[BEGIN]

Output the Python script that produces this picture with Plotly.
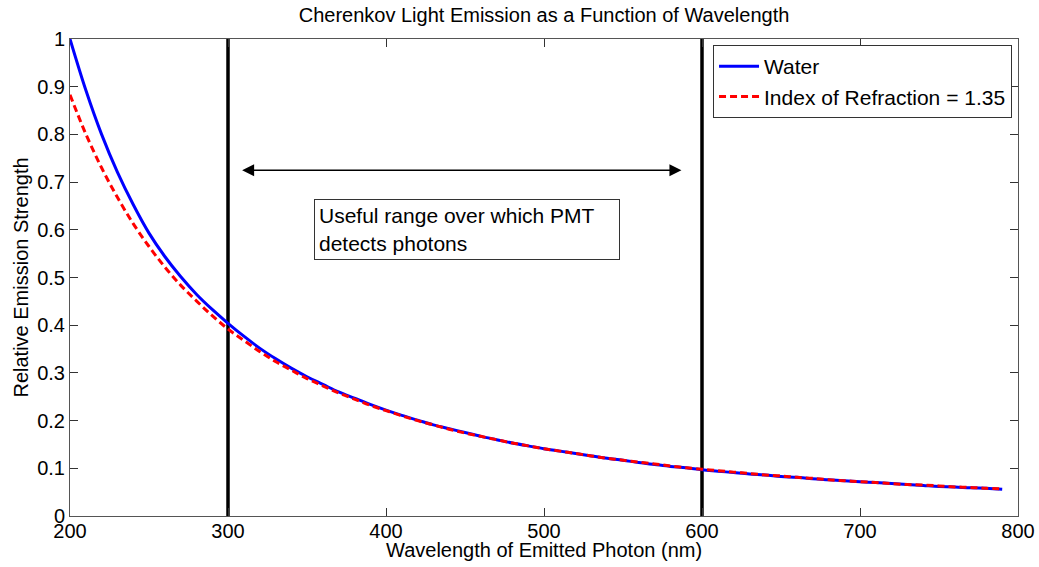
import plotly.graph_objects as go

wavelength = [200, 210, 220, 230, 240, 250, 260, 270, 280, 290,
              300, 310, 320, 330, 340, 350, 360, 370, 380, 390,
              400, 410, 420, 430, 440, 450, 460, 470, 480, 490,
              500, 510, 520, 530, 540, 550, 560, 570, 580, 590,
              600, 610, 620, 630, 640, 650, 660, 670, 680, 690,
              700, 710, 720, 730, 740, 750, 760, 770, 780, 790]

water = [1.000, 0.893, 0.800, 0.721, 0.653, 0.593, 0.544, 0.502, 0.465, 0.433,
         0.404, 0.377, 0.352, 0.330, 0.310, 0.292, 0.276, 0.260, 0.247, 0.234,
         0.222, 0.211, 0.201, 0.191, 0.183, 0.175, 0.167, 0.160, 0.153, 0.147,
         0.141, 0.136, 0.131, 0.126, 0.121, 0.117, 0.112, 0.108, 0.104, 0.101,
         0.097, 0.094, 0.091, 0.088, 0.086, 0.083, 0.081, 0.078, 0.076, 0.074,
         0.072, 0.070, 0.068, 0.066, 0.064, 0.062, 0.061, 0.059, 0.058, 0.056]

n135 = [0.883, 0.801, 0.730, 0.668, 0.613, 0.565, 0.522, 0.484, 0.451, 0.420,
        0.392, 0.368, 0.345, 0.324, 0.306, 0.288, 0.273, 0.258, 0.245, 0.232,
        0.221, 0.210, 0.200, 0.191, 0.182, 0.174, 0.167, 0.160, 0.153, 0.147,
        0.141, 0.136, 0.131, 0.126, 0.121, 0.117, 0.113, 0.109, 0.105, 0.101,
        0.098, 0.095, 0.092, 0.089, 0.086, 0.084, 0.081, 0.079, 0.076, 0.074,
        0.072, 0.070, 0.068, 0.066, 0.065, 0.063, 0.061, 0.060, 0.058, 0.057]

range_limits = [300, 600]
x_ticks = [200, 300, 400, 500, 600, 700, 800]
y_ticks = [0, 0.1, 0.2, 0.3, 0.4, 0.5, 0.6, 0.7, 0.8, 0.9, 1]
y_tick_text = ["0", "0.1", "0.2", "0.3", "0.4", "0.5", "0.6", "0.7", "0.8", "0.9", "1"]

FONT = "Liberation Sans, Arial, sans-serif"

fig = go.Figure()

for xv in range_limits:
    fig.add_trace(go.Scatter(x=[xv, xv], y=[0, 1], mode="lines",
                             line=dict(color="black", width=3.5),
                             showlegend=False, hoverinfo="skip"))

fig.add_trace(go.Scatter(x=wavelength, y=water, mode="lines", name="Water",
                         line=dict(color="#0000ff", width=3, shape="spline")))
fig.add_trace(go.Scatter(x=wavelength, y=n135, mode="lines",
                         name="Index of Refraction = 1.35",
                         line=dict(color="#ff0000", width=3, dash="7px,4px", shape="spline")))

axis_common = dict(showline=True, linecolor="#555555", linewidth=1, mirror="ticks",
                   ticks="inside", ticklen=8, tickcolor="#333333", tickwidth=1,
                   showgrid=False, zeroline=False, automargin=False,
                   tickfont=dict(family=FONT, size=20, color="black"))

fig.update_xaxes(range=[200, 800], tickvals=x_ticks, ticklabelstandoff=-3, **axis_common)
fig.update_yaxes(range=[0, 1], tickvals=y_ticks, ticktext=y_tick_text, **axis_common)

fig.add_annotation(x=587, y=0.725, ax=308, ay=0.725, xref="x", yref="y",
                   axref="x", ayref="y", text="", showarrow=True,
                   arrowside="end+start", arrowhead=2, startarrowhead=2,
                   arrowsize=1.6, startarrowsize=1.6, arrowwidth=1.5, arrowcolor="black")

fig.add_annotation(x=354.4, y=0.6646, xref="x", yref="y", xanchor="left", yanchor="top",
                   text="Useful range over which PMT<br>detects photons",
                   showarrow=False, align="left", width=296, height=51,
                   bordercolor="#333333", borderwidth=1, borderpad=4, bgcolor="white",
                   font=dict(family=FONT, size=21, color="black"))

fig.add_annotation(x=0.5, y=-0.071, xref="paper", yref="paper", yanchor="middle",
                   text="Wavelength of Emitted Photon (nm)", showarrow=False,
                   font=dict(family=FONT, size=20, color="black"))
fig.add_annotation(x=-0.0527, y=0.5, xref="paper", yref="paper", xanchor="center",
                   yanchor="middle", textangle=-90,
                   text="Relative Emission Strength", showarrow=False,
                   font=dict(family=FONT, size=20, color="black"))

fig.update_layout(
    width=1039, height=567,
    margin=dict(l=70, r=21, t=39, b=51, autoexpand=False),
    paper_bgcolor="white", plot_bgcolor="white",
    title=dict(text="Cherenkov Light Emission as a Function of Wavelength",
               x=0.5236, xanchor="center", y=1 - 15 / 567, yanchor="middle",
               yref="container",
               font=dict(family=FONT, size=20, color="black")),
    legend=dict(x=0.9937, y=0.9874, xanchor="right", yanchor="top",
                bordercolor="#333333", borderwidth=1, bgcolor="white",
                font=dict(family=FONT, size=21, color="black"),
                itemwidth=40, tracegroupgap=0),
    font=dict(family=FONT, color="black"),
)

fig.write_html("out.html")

[END]
[BEGIN]

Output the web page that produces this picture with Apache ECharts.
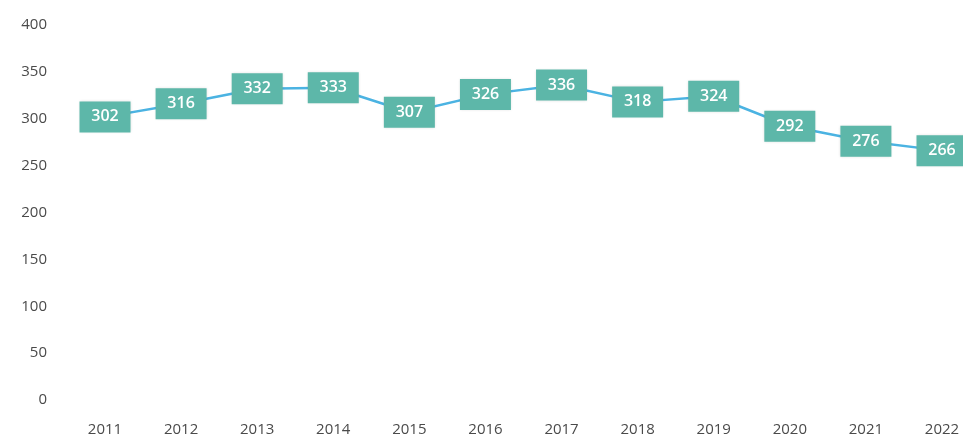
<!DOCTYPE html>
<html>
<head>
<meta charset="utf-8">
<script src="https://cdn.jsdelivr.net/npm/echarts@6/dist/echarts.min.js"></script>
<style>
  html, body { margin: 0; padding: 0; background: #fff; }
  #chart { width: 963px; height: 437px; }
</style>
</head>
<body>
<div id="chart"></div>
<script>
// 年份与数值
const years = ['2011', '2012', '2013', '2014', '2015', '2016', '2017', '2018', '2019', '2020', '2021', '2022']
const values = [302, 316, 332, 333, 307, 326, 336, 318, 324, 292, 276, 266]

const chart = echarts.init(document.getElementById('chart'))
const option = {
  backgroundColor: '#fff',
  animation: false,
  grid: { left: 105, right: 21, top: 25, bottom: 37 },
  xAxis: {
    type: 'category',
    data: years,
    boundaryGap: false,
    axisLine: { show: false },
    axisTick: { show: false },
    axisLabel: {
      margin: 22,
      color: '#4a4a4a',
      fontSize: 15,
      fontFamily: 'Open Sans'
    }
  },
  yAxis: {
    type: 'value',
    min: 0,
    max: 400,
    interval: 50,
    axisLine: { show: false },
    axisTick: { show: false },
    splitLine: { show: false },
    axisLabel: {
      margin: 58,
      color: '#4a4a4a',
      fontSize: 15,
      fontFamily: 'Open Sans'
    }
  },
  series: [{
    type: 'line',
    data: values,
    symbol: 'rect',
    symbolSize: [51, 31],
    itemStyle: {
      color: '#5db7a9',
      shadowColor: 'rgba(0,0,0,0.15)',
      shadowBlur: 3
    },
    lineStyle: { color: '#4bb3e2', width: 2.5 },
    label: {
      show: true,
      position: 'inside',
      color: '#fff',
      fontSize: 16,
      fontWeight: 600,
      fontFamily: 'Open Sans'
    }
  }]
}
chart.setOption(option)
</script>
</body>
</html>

[END]
[BEGIN]

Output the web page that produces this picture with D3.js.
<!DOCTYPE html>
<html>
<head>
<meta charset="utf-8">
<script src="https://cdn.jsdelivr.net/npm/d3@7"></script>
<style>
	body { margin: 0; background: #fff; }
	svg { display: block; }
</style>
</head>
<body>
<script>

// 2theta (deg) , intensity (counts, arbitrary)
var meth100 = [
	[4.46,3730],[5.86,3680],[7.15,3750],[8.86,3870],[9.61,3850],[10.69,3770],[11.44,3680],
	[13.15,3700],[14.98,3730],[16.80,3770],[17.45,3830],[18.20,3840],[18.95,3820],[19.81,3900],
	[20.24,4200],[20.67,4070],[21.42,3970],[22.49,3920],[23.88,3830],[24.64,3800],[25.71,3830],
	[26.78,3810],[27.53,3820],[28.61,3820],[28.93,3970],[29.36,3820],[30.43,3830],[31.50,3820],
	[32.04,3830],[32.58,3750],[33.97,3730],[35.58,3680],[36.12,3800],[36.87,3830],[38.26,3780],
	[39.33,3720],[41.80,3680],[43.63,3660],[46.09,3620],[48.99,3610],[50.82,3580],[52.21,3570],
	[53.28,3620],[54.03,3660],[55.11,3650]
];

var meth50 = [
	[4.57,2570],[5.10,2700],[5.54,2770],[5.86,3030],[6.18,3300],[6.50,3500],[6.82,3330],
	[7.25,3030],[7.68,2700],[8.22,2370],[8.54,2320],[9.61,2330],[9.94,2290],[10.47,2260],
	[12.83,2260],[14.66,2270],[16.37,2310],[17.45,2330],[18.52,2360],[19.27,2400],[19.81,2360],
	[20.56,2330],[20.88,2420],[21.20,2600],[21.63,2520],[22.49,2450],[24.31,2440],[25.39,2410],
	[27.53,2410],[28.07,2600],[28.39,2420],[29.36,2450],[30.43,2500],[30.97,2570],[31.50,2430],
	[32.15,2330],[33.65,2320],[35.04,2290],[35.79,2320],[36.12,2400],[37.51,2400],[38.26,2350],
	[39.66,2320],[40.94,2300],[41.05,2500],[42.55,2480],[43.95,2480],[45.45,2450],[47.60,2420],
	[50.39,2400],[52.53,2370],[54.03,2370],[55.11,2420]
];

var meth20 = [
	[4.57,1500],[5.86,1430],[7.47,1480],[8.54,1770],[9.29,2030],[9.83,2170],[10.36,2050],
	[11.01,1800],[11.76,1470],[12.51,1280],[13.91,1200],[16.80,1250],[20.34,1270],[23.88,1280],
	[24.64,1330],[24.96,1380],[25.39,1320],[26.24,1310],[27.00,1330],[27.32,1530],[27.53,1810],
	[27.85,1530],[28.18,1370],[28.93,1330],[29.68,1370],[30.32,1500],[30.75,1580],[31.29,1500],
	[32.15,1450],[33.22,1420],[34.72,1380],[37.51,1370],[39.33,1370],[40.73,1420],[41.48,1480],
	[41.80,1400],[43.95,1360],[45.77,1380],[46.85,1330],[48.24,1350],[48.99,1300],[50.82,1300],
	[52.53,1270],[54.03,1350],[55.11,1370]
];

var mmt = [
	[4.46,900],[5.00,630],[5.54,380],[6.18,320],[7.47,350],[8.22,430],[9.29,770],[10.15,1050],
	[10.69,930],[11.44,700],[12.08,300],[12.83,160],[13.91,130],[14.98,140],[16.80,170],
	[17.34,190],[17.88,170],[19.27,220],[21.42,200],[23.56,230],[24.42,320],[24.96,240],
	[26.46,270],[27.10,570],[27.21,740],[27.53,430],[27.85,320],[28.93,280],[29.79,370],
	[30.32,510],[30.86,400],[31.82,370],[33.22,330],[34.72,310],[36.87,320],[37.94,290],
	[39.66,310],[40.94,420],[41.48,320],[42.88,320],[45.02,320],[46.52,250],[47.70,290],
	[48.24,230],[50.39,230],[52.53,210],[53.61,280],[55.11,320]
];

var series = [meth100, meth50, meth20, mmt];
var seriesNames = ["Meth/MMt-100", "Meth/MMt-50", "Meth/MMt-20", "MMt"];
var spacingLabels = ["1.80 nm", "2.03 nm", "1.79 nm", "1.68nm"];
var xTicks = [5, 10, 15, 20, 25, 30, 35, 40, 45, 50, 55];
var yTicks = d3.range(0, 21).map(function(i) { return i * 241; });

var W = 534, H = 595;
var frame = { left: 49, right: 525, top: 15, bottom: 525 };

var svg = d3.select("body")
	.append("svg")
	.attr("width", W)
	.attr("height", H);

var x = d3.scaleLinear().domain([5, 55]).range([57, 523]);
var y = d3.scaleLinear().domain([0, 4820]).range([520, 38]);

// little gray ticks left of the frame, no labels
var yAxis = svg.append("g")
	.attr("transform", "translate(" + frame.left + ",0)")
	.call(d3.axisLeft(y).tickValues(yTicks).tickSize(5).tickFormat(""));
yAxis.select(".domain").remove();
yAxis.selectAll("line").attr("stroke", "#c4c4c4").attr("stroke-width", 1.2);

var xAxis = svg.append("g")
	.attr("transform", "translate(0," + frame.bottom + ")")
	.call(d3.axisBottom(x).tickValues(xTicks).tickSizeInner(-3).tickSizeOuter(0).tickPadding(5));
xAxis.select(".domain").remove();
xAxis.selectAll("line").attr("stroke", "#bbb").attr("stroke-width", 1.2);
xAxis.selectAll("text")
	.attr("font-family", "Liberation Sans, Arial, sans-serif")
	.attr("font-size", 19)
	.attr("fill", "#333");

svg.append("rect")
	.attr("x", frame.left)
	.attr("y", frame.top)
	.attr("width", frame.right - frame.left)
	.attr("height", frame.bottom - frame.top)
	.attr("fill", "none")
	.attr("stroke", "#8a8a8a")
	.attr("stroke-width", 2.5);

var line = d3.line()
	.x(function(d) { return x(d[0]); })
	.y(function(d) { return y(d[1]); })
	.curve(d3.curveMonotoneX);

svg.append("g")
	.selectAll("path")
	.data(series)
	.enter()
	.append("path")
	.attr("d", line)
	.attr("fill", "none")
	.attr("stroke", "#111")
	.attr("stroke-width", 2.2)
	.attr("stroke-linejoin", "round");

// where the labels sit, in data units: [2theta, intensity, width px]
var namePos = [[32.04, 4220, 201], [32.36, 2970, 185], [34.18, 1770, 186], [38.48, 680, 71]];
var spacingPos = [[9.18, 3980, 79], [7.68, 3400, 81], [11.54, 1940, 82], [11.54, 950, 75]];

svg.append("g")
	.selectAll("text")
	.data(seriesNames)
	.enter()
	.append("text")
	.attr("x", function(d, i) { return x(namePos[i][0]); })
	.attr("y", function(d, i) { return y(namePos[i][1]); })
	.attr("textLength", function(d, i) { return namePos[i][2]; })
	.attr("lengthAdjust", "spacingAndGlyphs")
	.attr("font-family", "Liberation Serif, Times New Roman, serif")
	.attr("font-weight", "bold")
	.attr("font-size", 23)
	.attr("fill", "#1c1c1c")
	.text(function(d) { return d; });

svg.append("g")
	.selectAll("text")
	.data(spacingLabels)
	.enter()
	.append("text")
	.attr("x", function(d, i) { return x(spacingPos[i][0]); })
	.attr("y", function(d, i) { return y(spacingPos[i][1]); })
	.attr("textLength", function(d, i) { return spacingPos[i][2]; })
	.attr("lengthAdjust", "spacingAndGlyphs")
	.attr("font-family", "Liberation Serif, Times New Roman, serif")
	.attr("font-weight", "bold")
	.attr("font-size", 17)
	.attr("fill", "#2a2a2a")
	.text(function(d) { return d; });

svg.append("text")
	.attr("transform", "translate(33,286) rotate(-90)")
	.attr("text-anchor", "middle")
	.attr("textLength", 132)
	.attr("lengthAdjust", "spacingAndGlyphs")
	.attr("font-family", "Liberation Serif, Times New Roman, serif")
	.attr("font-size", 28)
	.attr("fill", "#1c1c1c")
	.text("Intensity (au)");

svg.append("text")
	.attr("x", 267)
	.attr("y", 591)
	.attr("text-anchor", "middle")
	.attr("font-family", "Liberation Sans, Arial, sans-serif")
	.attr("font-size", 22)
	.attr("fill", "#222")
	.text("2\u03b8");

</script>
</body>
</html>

[END]

- _What is being asked_: Would you restate, exactly and with no pictures, the lines of the entries above from the one containing "Output the web page that produces this picture with Apache" through the one containing "292, 276, 266]"?

- _Reply to the exercise_:
Output the web page that produces this picture with Apache ECharts.
<!DOCTYPE html>
<html>
<head>
<meta charset="utf-8">
<script src="https://cdn.jsdelivr.net/npm/echarts@6/dist/echarts.min.js"></script>
<style>
  html, body { margin: 0; padding: 0; background: #fff; }
  #chart { width: 963px; height: 437px; }
</style>
</head>
<body>
<div id="chart"></div>
<script>
// 年份与数值
const years = ['2011', '2012', '2013', '2014', '2015', '2016', '2017', '2018', '2019', '2020', '2021', '2022']
const values = [302, 316, 332, 333, 307, 326, 336, 318, 324, 292, 276, 266]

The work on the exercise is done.